The Supervisory Board monitors and advises the Board of Management with regard to its management of the Company. At regular intervals, the Board of Management reports to the Supervisory Board on corporate strategy, corporate planning, revenue development, profitability, business development and the situation of the Group, as well as on the internal control system, the risk management system, and the compliance management system. The Supervisory Board has retained the right of approval for transactions of fundamental importance. Furthermore, the Supervisory Board has specified the information and reporting duties of the Board of Management to the Supervisory Board, to the Audit Committee and — between the meetings of the Supervisory Board — to the Chairman of the Supervisory Board.

The Supervisory Board’s duties include appointing and recalling the members of the Board of Management. Initial appointments are usually made for a period of three years. In connection with the composition of the Board of Management, the Supervisory Board pays attention not only to the members’ appropriate specialist qualifications, with due consideration of the Group’s international operations, but also to diversity. This applies in particular to age, nationality and other personal characteristics.

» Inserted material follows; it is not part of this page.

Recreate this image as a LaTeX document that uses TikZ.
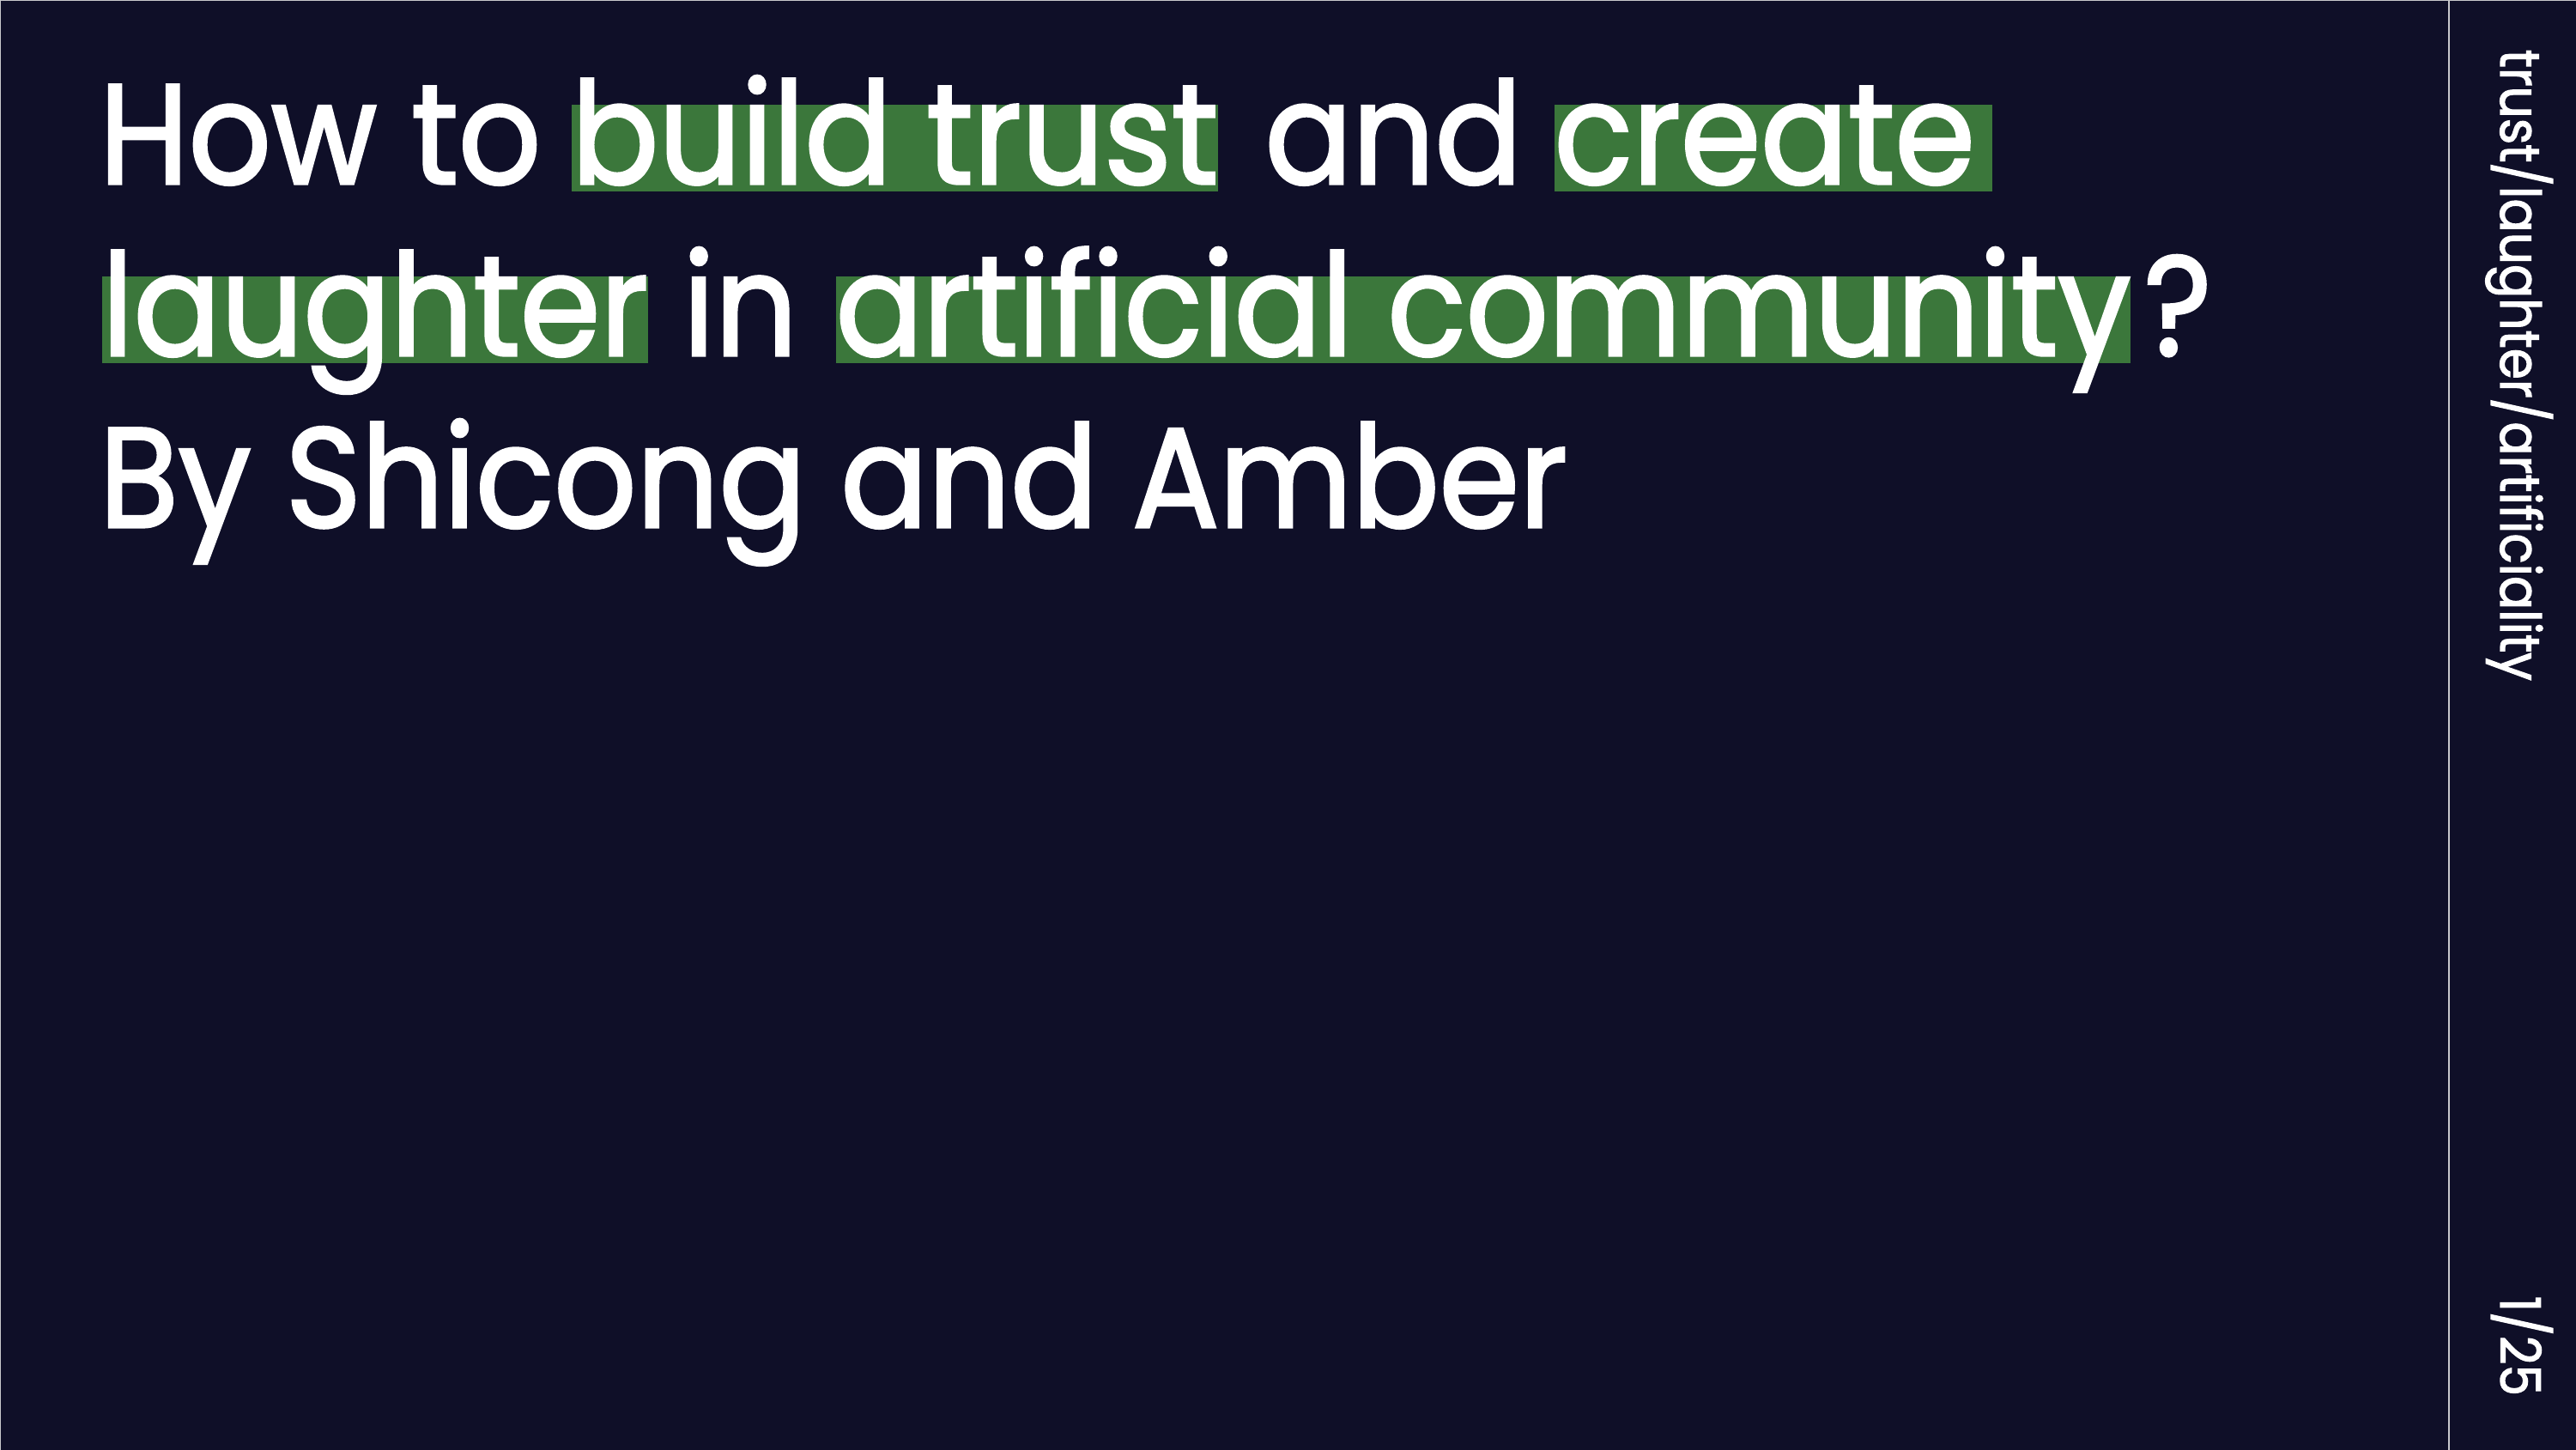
\documentclass[tikz,border=0pt]{standalone}
\usepackage{fontspec}
\usepackage{graphicx}
\usepackage{xcolor}
\usepackage{tikz}
\setmainfont{Poppins}[FakeBold=2]

\definecolor{bgnavy}{HTML}{0F0F28}
\definecolor{hlgreen}{HTML}{3B773B}
\definecolor{rulegray}{HTML}{C8C8CC}

\newcommand{\sqz}[1]{\scalebox{0.91}[1.0]{#1}}
\newcommand{\sqztag}[1]{\scalebox{0.90}[1.0]{#1}}

\tikzset{
  word/.style={anchor=base west, inner sep=0pt, text=white,
    font=\fontsize{47}{56}\selectfont},
  hilite/.style={word, fill=hlgreen, text height=0.92cm, text depth=0.09cm},
  tag/.style={anchor=base west, inner sep=0pt, text=white, rotate=-90,
    font=\fontsize{18.4}{22}\selectfont}
}

\begin{document}
\begin{tikzpicture}
% Slide
\useasboundingbox (0,0) rectangle (30.01,16.89);
\fill[bgnavy] (0,0) rectangle (30.01,16.89);
\draw[rulegray,line width=0.01cm] (0.005,0) -- (0.005,16.885) -- (30.01,16.885);

% Title, line 1
\node[word]   (how)   at (1.15,14.75) {\sqz{How to}};
\node[hilite] (build) at (6.65,14.75) {\sqz{build trust}\hspace{0.08cm}};
\node[word]   (and)   at (14.73,14.75) {\sqz{and}};
\node[hilite,text width=5.10cm,align=left] (create) at (18.10,14.75) {\sqz{create}};

% Title, line 2
\node[hilite] (laughter) at (1.18,12.75) {\sqz{laughter}};
\node[word]   (in)    at (7.95,12.75) {\sqz{in}};
\node[hilite] (artificial) at (9.73,12.75) {\sqz{artificial community}};
\node[word]   (qmark) at (24.97,12.75) {\sqz{?}};

% Authors
\node[word]   (byline) at (1.15,10.75) {\sqz{By Shicong and Amber}};

% Side strip
\draw[rulegray,line width=0.02cm] (28.53,0) -- (28.53,16.89);
\node[tag] (topics) at (29.13,16.32) {\sqztag{trust/laughter/artificiality}};
\node[tag] (pageno) at (29.13,1.80) {\sqztag{1/25}};
\end{tikzpicture}
\end{document}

In accordance with the German law requiring women and men to be equally represented in executive positions, the Supervisory Board has defined a target for the proportion of women on the Board of Management as well as a deadline when this target must be met. The details are described in a separate section.

The Supervisory Board decides on the system of remuneration for the Board of Management, reviews it regularly, and determines the individual remuneration of each member of the Board of Management with consideration of the ratio of Board of Management remuneration to the remuneration of the senior executives and the workforce as a whole, as well as with regard to development over time. For this comparison, the Supervisory Board has defined the senior executives by applying Daimler’s internal terminology for the hierarchical levels and has defined the workforce of Daimler AG in Germany as the relevant workforce. The Supervisory Board has set upper limits for the individual Board of Management remuneration in total and with regard to its variable components. Further information on Board of Management remuneration can be found in the Remuneration Report of this Annual Report.

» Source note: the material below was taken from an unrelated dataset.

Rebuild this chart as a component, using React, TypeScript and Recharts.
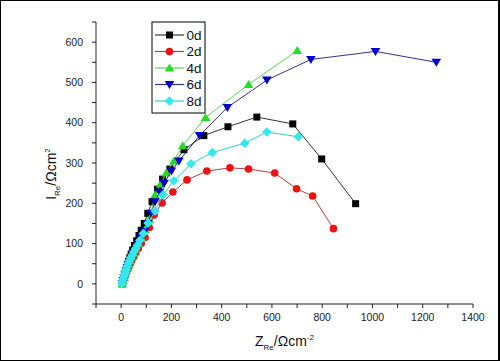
import React from 'react';
import { ScatterChart, Scatter, XAxis, YAxis } from 'recharts';

// ---- data ----
const SERIES_NAMES = ['0d', '2d', '4d', '6d', '8d'];

const X_0D = [5, 8, 11, 14, 18, 22, 26, 30, 35, 40, 46, 53, 62, 71, 80, 92, 106, 123, 145, 165, 194, 250, 329, 425, 540, 683, 798, 933];
const Y_0D = [0, 8, 16, 24, 32, 40, 48, 56, 65, 74, 84, 95, 107, 120, 133, 150, 175, 204, 235, 260, 285, 333, 368, 390, 414, 397, 310, 199];

const X_2D = [5, 8, 12, 16, 20, 25, 30, 36, 42, 50, 58, 68, 80, 95, 112, 131, 163, 206, 262, 341, 433, 507, 611, 698, 762, 845];
const Y_2D = [0, 7, 14, 21, 28, 35, 42, 50, 58, 67, 77, 88, 100, 115, 140, 171, 201, 228, 258, 280, 288, 285, 275, 236, 218, 137];

const X_4D = [5, 8, 12, 16, 20, 25, 30, 36, 42, 50, 58, 68, 80, 95, 112, 135, 157, 179, 210, 245, 336, 507, 701];
const Y_4D = [0, 8, 16, 24, 32, 40, 48, 57, 66, 76, 87, 100, 115, 135, 160, 221, 248, 275, 305, 343, 413, 495, 579];

const X_6D = [5, 8, 12, 16, 20, 25, 30, 36, 42, 50, 58, 68, 80, 92, 106, 120, 135, 153, 171, 200, 230, 312, 423, 580, 755, 1012, 1254];
const Y_6D = [0, 8, 16, 24, 32, 40, 48, 57, 66, 76, 87, 100, 115, 130, 150, 175, 204, 228, 250, 280, 305, 368, 438, 506, 557, 577, 550];

const X_8D = [3, 5, 8, 11, 14, 17, 20, 24, 28, 33, 38, 44, 50, 57, 65, 75, 88, 107, 135, 167, 210, 278, 363, 492, 580, 705];
const Y_8D = [0, 6, 12, 18, 24, 30, 36, 43, 50, 57, 64, 71, 79, 87, 96, 108, 125, 151, 181, 221, 256, 298, 326, 349, 377, 365];

const X_TICKS = [-100, 0, 100, 200, 300, 400, 500, 600, 700, 800, 900, 1000, 1100, 1200, 1300, 1400];
const X_TICK_LABELS = [0, 200, 400, 600, 800, 1000, 1200, 1400];
const Y_TICKS = [-50, 0, 50, 100, 150, 200, 250, 300, 350, 400, 450, 500, 550, 600, 650];
const Y_TICK_LABELS = [0, 100, 200, 300, 400, 500, 600];

// ---- styles ----
const MARKER_COLORS = ['#000000', '#ee1111', '#22dd22', '#0000cc', '#33e8f0'];
const LINE_COLORS = ['#333333', '#b04040', '#66cc66', '#333388', '#33cccc'];
const MARKER_KINDS = ['square', 'circle', 'up', 'down', 'diamond'];

const FONT = 'Arial, "Liberation Sans", sans-serif';

function toPoints(xs: number[], ys: number[]) {
  return xs.map((x, i) => ({ x, y: ys[i] }));
}

const SERIES_DATA = [
  toPoints(X_0D, Y_0D),
  toPoints(X_2D, Y_2D),
  toPoints(X_4D, Y_4D),
  toPoints(X_6D, Y_6D),
  toPoints(X_8D, Y_8D),
];

function Marker({ kind, cx, cy, fill }: { kind: string; cx: number; cy: number; fill: string }) {
  switch (kind) {
    case 'square':
      return <rect x={cx - 3.5} y={cy - 3.5} width={7} height={7} fill={fill} />;
    case 'circle':
      return <circle cx={cx} cy={cy} r={3.8} fill={fill} />;
    case 'up':
      return <polygon points={`${cx},${cy - 4.5} ${cx - 4.8},${cy + 3.5} ${cx + 4.8},${cy + 3.5}`} fill={fill} />;
    case 'down':
      return <polygon points={`${cx - 4.8},${cy - 3.5} ${cx + 4.8},${cy - 3.5} ${cx},${cy + 4.5}`} fill={fill} />;
    default:
      return <polygon points={`${cx},${cy - 4.8} ${cx + 4.8},${cy} ${cx},${cy + 4.8} ${cx - 4.8},${cy}`} fill={fill} />;
  }
}

function makeShape(kind: string, fill: string) {
  return (props: any) => {
    const { cx, cy } = props;
    if (cx == null || cy == null) return <g />;
    return <Marker kind={kind} cx={cx} cy={cy} fill={fill} />;
  };
}

const XTick = (props: any) => {
  const { x, y, payload } = props;
  if (!X_TICK_LABELS.includes(payload.value)) return <g />;
  return (
    <text x={x} y={y} dy="0.71em" textAnchor="middle" fontSize={10.5} fontFamily={FONT} fill="#222">
      {payload.value}
    </text>
  );
};

const YTick = (props: any) => {
  const { x, y, payload } = props;
  if (!Y_TICK_LABELS.includes(payload.value)) return <g />;
  return (
    <text x={x} y={y} dy="0.355em" textAnchor="end" fontSize={10.5} fontFamily={FONT} fill="#222">
      {payload.value}
    </text>
  );
};

const YLabel = () => (
  <text
    x={56}
    y={174}
    transform="rotate(-90, 56, 174)"
    textAnchor="middle"
    fontSize={14}
    fontFamily={FONT}
    fill="#111"
  >
    <tspan>I</tspan>
    <tspan dy={4} fontSize={8}>Re</tspan>
    <tspan dy={-4}>/Ωcm</tspan>
    <tspan dy={-6} fontSize={8}>2</tspan>
  </text>
);

const XLabel = () => (
  <text x={255} y={346} fontSize={14} fontFamily={FONT} fill="#111">
    <tspan>Z</tspan>
    <tspan dy={4} fontSize={8}>Re</tspan>
    <tspan dy={-4}>/Ωcm</tspan>
    <tspan dy={-6} fontSize={8}>-2</tspan>
  </text>
);

function LegendBox() {
  return (
    <svg width={55} height={93} style={{ position: 'absolute', left: 151, top: 21 }}>
      <rect x={1} y={1} width={53} height={91} fill="#fff" stroke="#000" strokeWidth={1} />
      {SERIES_NAMES.map((name, i) => {
        const cy = 14 + i * 16.5;
        return (
          <g key={name}>
            <line x1={4} x2={33} y1={cy} y2={cy} stroke={LINE_COLORS[i]} strokeWidth={1.2} />
            <Marker kind={MARKER_KINDS[i]} cx={18.5} cy={cy} fill={MARKER_COLORS[i]} />
            <text x={35.5} y={cy} dy="0.36em" fontSize={13.5} fontFamily={FONT} fill="#111">
              {name}
            </text>
          </g>
        );
      })}
    </svg>
  );
}

export default function App() {
  return (
    <div style={{ position: 'absolute', left: 0, top: 0, width: 500, height: 361, background: '#fff' }}>
      <div style={{ position: 'absolute', left: 0, top: 0 }}>
        <ScatterChart width={500} height={361} margin={{ top: 22, right: 27, bottom: 0, left: 0 }}>
          <XAxis
            type="number"
            dataKey="x"
            domain={[-100, 1400]}
            ticks={X_TICKS}
            interval={0}
            height={57}
            tickSize={4}
            tickMargin={6}
            stroke="#222"
            tick={<XTick />}
            label={<XLabel />}
            allowDataOverflow
          />
          <YAxis
            type="number"
            dataKey="y"
            domain={[-50, 650]}
            ticks={Y_TICKS}
            interval={0}
            width={96}
            tickSize={4}
            tickMargin={9}
            stroke="#222"
            tick={<YTick />}
            label={<YLabel />}
            allowDataOverflow
          />
          {SERIES_DATA.map((data, i) => (
            <Scatter
              key={SERIES_NAMES[i]}
              name={SERIES_NAMES[i]}
              data={data}
              line={{ stroke: LINE_COLORS[i], strokeWidth: 1 }}
              lineType="joint"
              shape={makeShape(MARKER_KINDS[i], MARKER_COLORS[i])}
              isAnimationActive={false}
            />
          ))}
        </ScatterChart>
      </div>
      <LegendBox />
      <div
        style={{
          position: 'absolute',
          left: 0,
          top: 0,
          width: 500,
          height: 361,
          boxSizing: 'border-box',
          border: '1px solid #000',
          borderRightWidth: 2,
          pointerEvents: 'none',
        }}
      />
    </div>
  );
}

The Supervisory Board reviews the annual financial statements, the annual consolidated financial statements and the combined management report of the Company and the Group, as well as the proposal for the appropriation of distributable profits. Following discussions with the external auditors and taking into consideration the audit reports of the external auditors and the results of the review by the Audit Committee, the Supervisory Board states whether, after the final results of its own review, any objections are to be raised. If that is not the case, the Supervisory Board approves the financial statements and the combined management report. Upon being approved, the annual financial statements are adopted. The Supervisory Board reports to the Annual Shareholders’ Meeting on the results of its own review and on the manner and scope of its supervision of the Board of Management during the previous financial year. The Report of the Supervisory Board for the year 2016 is available in this Annual Report and on the Internet at daimler.com/supervisoryboard.

The Supervisory Board has given itself a set of rules of procedure, which regulate not only its duties and responsibilities and the personal requirements placed upon its members, but above all the convening and preparation of its meetings and the procedure of passing resolutions. The rules of procedure of the Supervisory Board can be viewed on our website at w daimler.com/dai/rop.

Meetings of the Supervisory Board are regularly prepared in separate discussions of the members representing the employees and of the members representing the shareholders with the members of the Board of Management. Each Supervisory Board meeting includes an executive session for discussions of the Supervisory Board in the absence of the members of the Board of Management. The Supervisory Board members can also take part in the meetings by means of conference calls or video conferences. However, this is generally not the case.